Отойдя от Агапова, Хромов тотчас о нем забыл. Сегодня Агапов не стоял на повестке воображения. Когда-нибудь потом, когда доберусь до второстепенных персонажей, выдам всем сестрам по серьгам, всем братьям по пистолету. Пока же хватит быстрого очертания. Еще не дойдя до заветного камня, Хромов уже начал составлять отправные фразы. Он решил для простоты взять несколько фактов из своей жизни и довести до неузнаваемости. Не нужно все выдумывать, довольно слегка извратить, переиначить. Можно даже сохранить имена, от этого вымысел только выиграет, укрепится.

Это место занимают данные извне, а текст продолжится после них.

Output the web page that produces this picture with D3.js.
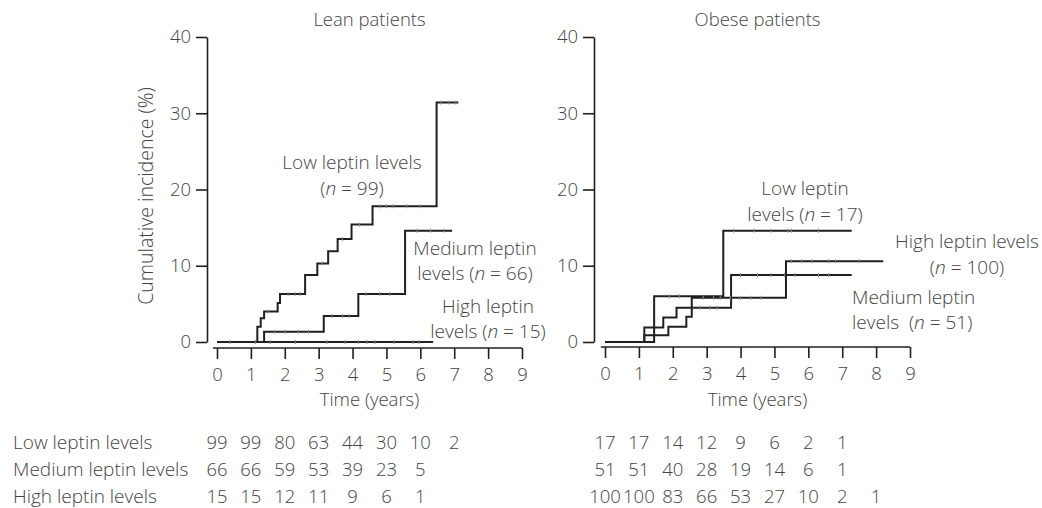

А вот и камень, в мерцающей серой толще белые пучки прожилок и розовые вкрапления, по бокам узоры желтого, красноватого лишайника. Сверху шатром изогнулось дерево. По склону сухая трава сбегала серебристыми струйками.

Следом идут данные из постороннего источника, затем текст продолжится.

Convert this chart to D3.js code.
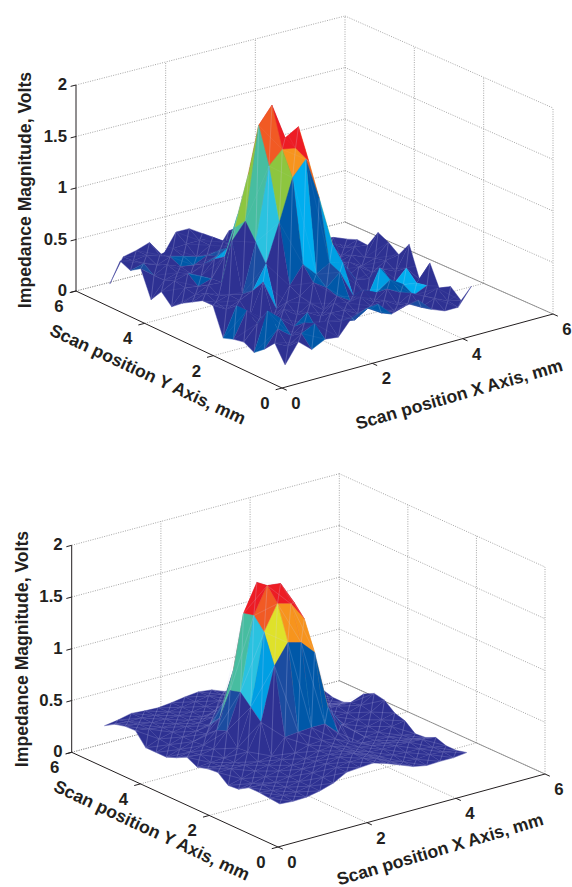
<!DOCTYPE html>
<html><head><meta charset="utf-8">
<script src="https://cdn.jsdelivr.net/npm/d3@7"></script>
<style>html,body{margin:0;padding:0;background:#fff}svg{display:block}text{font-family:"Liberation Sans",Arial,sans-serif;font-weight:bold;fill:#231f20}</style>
</head><body><svg id="c" width="572" height="887"></svg>
<script>
// ---------- DATA ----------
const axisTicks = [0,2,4,6];
const zTicks = [0,0.5,1,1.5,2];
const zTickLabels = ["0","0.5","1","1.5","2"];
const xTitle = "Scan position X Axis, mm";
const yTitle = "Scan position Y Axis, mm";
const zTitle = "Impedance Magnitude, Volts";

const scanX1 = [.67,.965,1.26,1.555,1.85,2.145,2.44,2.735,3.03,3.325,3.62,3.915,4.21,4.505,4.8];
const scanY1 = [.79,1.09,1.39,1.69,1.99,2.29,2.59,2.89,3.19,3.49,3.79,4.09,4.39,4.69,4.99,5.29,5.59,5.89];
const scanX2 = [1.19,1.49,1.79,2.09,2.39,2.69,2.99,3.29,3.59,3.89,4.19,4.49,4.79,5.09,5.39];
const scanY2 = [1.49,1.79,2.09,2.39,2.69,2.99,3.29,3.59,3.89,4.19,4.49,4.79,5.09,5.39,5.69,5.99,6.29,6.59];

// raw scan: rows follow scanY1, columns follow scanX1
const rawZ = [
[.02,.21,.10,.165,.15,.30,.35,.365,.235,.275,.30,.175,.125,.125,.295],
[.185,.12,.21,.27,.26,.22,.2,.28,.2,.18,.22,.15,.2,.14,.11],
[.08,.24,.14,.23,.12,.26,.25,.18,.22,.24,.16,.24,.18,.22,.2],
[.0,.37,.26,.15,.25,.18,.27,.24,.26,.18,.27,.2,.14,.2,.11],
[.055,.2,.12,.27,.18,.26,.16,.26,.18,.25,.19,.28,.2,.18,.34],
[.035,.28,.18,.14,.26,.28,.38,.295,.41,.15,.08,.35,.15,.28,.135],
[.0,.28,.14,.44,.148,.336,.51,.38,.457,.42,.22,.2,.26,.2,.43],
[.27,.2,.25,.31,.535,.905,1.306,1.45,1.04,.556,.2,.27,.18,.26,.285],
[.27,.22,.26,.23,.70,1.407,1.534,1.51,1.35,.3,.22,.27,.2,.24,.36],
[.21,.26,.2,.7,.86,1.755,1.917,1.565,1.64,.7,.25,.22,.26,.2,.41],
[.15,.2,.26,.25,.75,1.23,1.4,1.1,1.0,.5,.22,.25,.2,.26,.24],
[.07,.22,.2,.24,.42,.80,.85,.8,.6,.3,.2,.22,.28,.2,.25],
[.17,.24,.28,.22,.35,.42,.6,.5,.35,.28,.22,.2,.18,.26,.21],
[.045,.2,.24,.2,.26,.3,.35,.3,.3,.26,.24,.2,.26,.2,.1],
[.3,.2,.27,.22,.2,.26,.28,.28,.24,.28,.22,.26,.2,.24,.15],
[.235,.27,.22,.27,.24,.2,.28,.28,.28,.22,.26,.22,.26,.2,.2],
[.28,.25,.27,.24,.27,.28,.28,.28,.2,.26,.24,.26,.2,.24,.2],
[.01,.24,.27,.315,.155,.35,.35,.27,.05,.23,.25,.22,.25,.22,.25]
];
// facets of the raw scan whose colour differs from their first corner: [column,row,level]
const rawFacetLevels = [[0,5,.18],[2,0,.19],[0,2,.19],[1,2,.18],[3,2,.19],[3,14,.17],[4,14,.19],[2,11,.19],
 [10,4,.24],[12,4,.25],[12,3,.25],[9,4,.19],[10,3,.19],[11,3,.17],[10,12,.17],[7,4,.19],[11,4,.19],[9,11,.17]];

// filtered scan: rows follow scanY2, columns follow scanX2
const filteredZ = [
[.05,.04,.045,.07,.11,.18,.19,.2,.16,.11,.06,.035,.04,.04,.055],
[.06,.05,.05,.07,.12,.18,.2,.2,.16,.1,.06,.05,.06,.05,.03],
[.07,.05,.05,.07,.12,.17,.2,.2,.15,.1,.08,.07,.07,.05,.03],
[.07,.06,.05,.07,.11,.15,.18,.18,.14,.1,.09,.09,.09,.08,.065],
[.01,.03,.06,.08,.1,.13,.17,.18,.14,.1,.08,.07,.06,.04,.02],
[0,.03,.07,.09,.11,.14,.18,.19,.17,.11,.06,.05,.05,.03,.01],
[.08,.08,.08,.08,.1,.245,.26,.27,.27,.15,.0,.04,.05,.07,.09],
[.07,.06,.06,.13,.38,.89,1.08,1.045,.916,.35,.15,.05,.06,.09,.12],
[.04,.05,.06,.12,.48,1.17,1.41,1.375,1.195,.3,.12,.07,.08,.12,.2],
[.09,.08,.1,.24,.58,1.285,1.54,1.525,1.31,.55,.25,.1,.1,.14,.22],
[.04,.06,.09,.2,.55,1.26,1.525,1.42,1.0,.5,.2,.12,.12,.12,.17],
[0,.04,.08,.12,.24,.66,.8,.9,.6,.3,.15,.1,.08,.06,.04],
[0,.04,.08,.1,.12,.3,.35,.4,.3,.2,.12,.08,.05,.02,0],
[0,.05,.08,.1,.1,.12,.15,.18,.15,.12,.1,.06,.03,.01,0],
[.12,.1,.08,.08,.08,.08,.1,.1,.1,.08,.08,.06,.04,.03,.03],
[.115,.1,.08,.08,.08,.08,.1,.12,.1,.08,.08,.07,.06,.06,.06],
[.09,.08,.08,.07,.07,.08,.1,.12,.1,.07,.07,.07,.07,.06,.06],
[.03,.05,.08,.07,.065,.08,.10,.115,.10,.05,.06,.07,.08,.07,.05]
];
const filteredFacetLevels = [];

// colour bands of the printed colormap
const bandStops = [.15,.16,.21,.25,.27,.33,.40,.50,.58,.70,.76,.97];
const bandColors = ["#2e3192","#1b4ca0","#0058a8","#009fe3","#00aeef","#2ac2e0","#47bda0","#8dc63f","#dfe12a","#f7941d","#f15a24","#ed1c24","#be1e2d"];

// ---------- DRAW ----------
const svg = d3.select("#c");
const band = d3.scaleThreshold().domain(bandStops).range(bandColors);

function plot(cfg){
  const g = svg.append("g");
  const u = d3.scaleLinear().domain([0,6]).range([0,1]);
  const h = d3.scaleLinear().domain([0,2]).range([0,cfg.zPx]);
  const P = (x,y,z=0)=>{
    const a=u(x), b=u(y);
    const px=(1-a)*(1-b)*cfg.front[0]+a*(1-b)*cfg.right[0]+(1-a)*b*cfg.left[0]+a*b*cfg.back[0];
    const py=(1-a)*(1-b)*cfg.front[1]+a*(1-b)*cfg.right[1]+(1-a)*b*cfg.left[1]+a*b*cfg.back[1];
    return [px,py-h(z)];
  };
  const line = d3.line();
  const grid=(a,b,cls)=>g.append("path").attr("d",line([a,b])).attr("fill","none")
     .attr("stroke",cls==="edge"?"#8a8a8a":"#8f8f8f").attr("stroke-width",cls==="edge"?.9:.8)
     .attr("stroke-dasharray",cls==="edge"?null:"1 1.4");
  // walls and floor
  zTicks.forEach(z=>{ grid(P(0,6,z),P(6,6,z)); grid(P(6,6,z),P(6,0,z)); });
  [2,4].forEach(t=>{
    grid(P(t,6,0),P(t,6,2)); grid(P(6,t,0),P(6,t,2));
    grid(P(t,0,0),P(t,6,0)); grid(P(0,t,0),P(6,t,0));
  });
  grid(P(6,6,0),P(6,6,2)); grid(P(6,0,0),P(6,0,2));
  grid(P(6,6,0),P(6,0,0),"edge"); grid(P(0,6,0),P(6,6,0));

  // surface, painted from the far corner forward
  const Z=cfg.z, cells=[];
  const level=new Map(cfg.levels.map(d=>[d[0]+","+d[1],d[2]]));
  for(let j=0;j<Z.length-1;j++) for(let i=0;i<Z[0].length-1;i++) cells.push([i,j]);
  cells.sort((p,q)=>(q[0]+q[1])-(p[0]+p[1]));
  const S=g.append("g");
  cells.forEach(([i,j])=>{
    const n=(a,b)=>P(cfg.xs[a],cfg.ys[b],Z[b][a]);
    const A=n(i,j),B=n(i+1,j),C=n(i+1,j+1),D=n(i,j+1);
    const t=level.has(i+","+j)?level.get(i+","+j):Z[j][i]/cfg.zMax;
    const col=band(t);
    S.append("path").attr("d",line([A,B,C,D])+"Z").attr("fill",col).attr("stroke",col).attr("stroke-width",.4).attr("stroke-linejoin","round");
    S.append("path").attr("d",line([A,C])).attr("fill","none").attr("stroke","#d4d4f4").attr("stroke-opacity",cfg.diag).attr("stroke-width",.6);
    S.append("path").attr("d",line([B,D])+line([A,B])+line([A,D])).attr("fill","none").attr("stroke","#d4d4f4").attr("stroke-opacity",cfg.mesh).attr("stroke-width",.5);
  });

  // axes
  const ink="#231f20";
  const axis=(a,b)=>g.append("path").attr("d",line([a,b])).attr("stroke",ink).attr("stroke-width",1).attr("fill","none");
  axis(P(0,6,0),P(0,6,2));
  axis(P(0,0,0),P(0,6,0));
  axis(P(0,0,0),P(6,0,0));
  zTicks.forEach(z=>axis(P(0,6,z),P(-.12,6,z)));
  axisTicks.forEach(t=>{ axis(P(t,0,0),P(t,-.14,0)); axis(P(0,t,0),P(-.14,t,0)); });

  // tick labels
  const label=(s,x,y,anchor)=>g.append("text").attr("x",x).attr("y",y).attr("text-anchor",anchor||"middle")
     .attr("dy",".36em").attr("font-size",cfg.tickSize).text(s);
  zTicks.forEach((z,k)=>{const p=P(0,6,z); label(zTickLabels[k],p[0]-cfg.zLabelDx,p[1]-1,"end");});
  axisTicks.forEach(t=>{
    const a=P(t,0,0),b=P(0,t,0);
    label(String(t),a[0]+cfg.xLab[0],a[1]+cfg.xLab[1]);
    label(String(t),b[0]+cfg.yLab[0],b[1]+cfg.yLab[1]);
  });
  // titles
  const title=(s,c,rot)=>g.append("text").attr("transform",`translate(${c[0]},${c[1]}) rotate(${rot})`)
     .attr("text-anchor","middle").attr("dy",".36em").attr("font-size",cfg.titleSize).text(s);
  title(zTitle,cfg.zT,-90);
  title(yTitle,cfg.yT,cfg.yRot);
  title(xTitle,cfg.xT,cfg.xRot);
}

plot({front:[282,388],left:[76,291],right:[553,314],back:[345,222],zPx:206,z:rawZ,xs:scanX1,ys:scanY1,levels:rawFacetLevels,zMax:1.95,
  diag:.4,mesh:.14,tickSize:16.8,titleSize:17.6,zLabelDx:9,xLab:[14,15],yLab:[-17,15],
  zT:[25,190],yT:[148,374],xT:[459,394],yRot:25,xRot:-16});
plot({front:[278,847],left:[71.7,752.3],right:[545,774],back:[339.3,680.7],zPx:207,z:filteredZ,xs:scanX2,ys:scanY2,levels:filteredFacetLevels,zMax:1.56,
  diag:.42,mesh:.36,tickSize:16.8,titleSize:17.6,zLabelDx:9,xLab:[14,15],yLab:[-17,15],
  zT:[22,649],yT:[152,830],xT:[440,849],yRot:25,xRot:-16.5});
</script></body></html>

Хромов вынул блокнот, перебросил, не перечитывая, исписанные листки и с ходу:
"На юге. Прикован к больной жене. Туша, набитая кошмарами - грязными грезами. Жена - Химера. Днем спит, ночью изводит. Врач запретил плотскую близость, к моему облегчению, иначе не знаю, во что бы я превратился, наверно, в одного из тех уродов, которых сплевывает ее воображение. Для врача она интересный экземпляр, сосуд с драгоценной болезнью, счастливая возможность понаблюдать разложение организма, еще одна надежда приблизиться к разгадке анатомии. Надо было видеть доктора Бабченко, когда он, попросив мою Любу (Машу? Ирину?) раздеться, рассматривал эти отложения! Мне стало страшно, я опустился на стул. Даже если бы я заорал, он бы не обратил на меня внимания. Он был поглощен. "Так, так..." - повторял он, пальпируя. Потом признался, что может лишь догадываться о причинах болезни. Вероятно, какое-то расстройство. Но есть болезни без внешней причины. Они - плод творческого напряжения самого организма. Вывод внутреннего состояния. Проявление скрытой идеи, которая сама - лишь сочетание бесчисленных разветвлений и отражений. Он мог рассуждать на эту тему часами. Прекрасный собеседник. С подручными цитатами, с занятными случаями из жизни. Вы должны ее беречь, как зеницу ока. Она достояние науки, а что такое наука? - ясно продуманная истина, годная для всеобщего потребления. Вы должны гордиться. Я вам завидую. Будь я на вашем месте, я бы не отходил от нее ни на шаг, следил за каждым ее вздохом, фиксировал жесты, записывал каждое слово. Например, обращаете ли вы внимание, как она чешется, когда, в каких местах, как долго? Вот то-то же! Бесценный материал пропадает впустую! Ну да я вас не виню. Сам он являлся почти каждый день, расспрашивал, осматривал, делал анализы. Вымыв руки, предлагал мне пройтись "проветриться". Вам тоже нужно следить за собой! Опасаясь, что болезнь будет так прогрессировать (она уже проникла, по его словам, в некоторые участки мозга), что он просто не успеет ее изучить, получив вместо любопытной смеси мутный осадок, он сам посоветовал отвезти Любу на юг, хоть и сожалел, что на некоторое время оставляет ее без визуального внимания, обещал каждый день звонить, но своего обещания не исполнил. Он попросил было и меня записывать то, чему я по праву супруга стану свидетелем, но я сразу и даже несколько грубо отказался от такого задания. На грубость он не обиделся, но сильно сокрушался, что некоторые люди и пальцем не пошевельнут для блага человечества.
"Я скоро умру?" - спрашивала Люба. "Нет, будешь жить вечно!" - отшучивался я, отворачиваясь. Впрочем, спрашивала она скорее из любопытства, как если бы речь шла о предстоящей поездке. Смерть ее нисколько не пугала. Подумаешь, разница - здесь, там!
Она почти ничего не ела, но пила беспрерывно, лежа на спине, через резиновую трубочку, протянутую к бутыли с минеральной водой.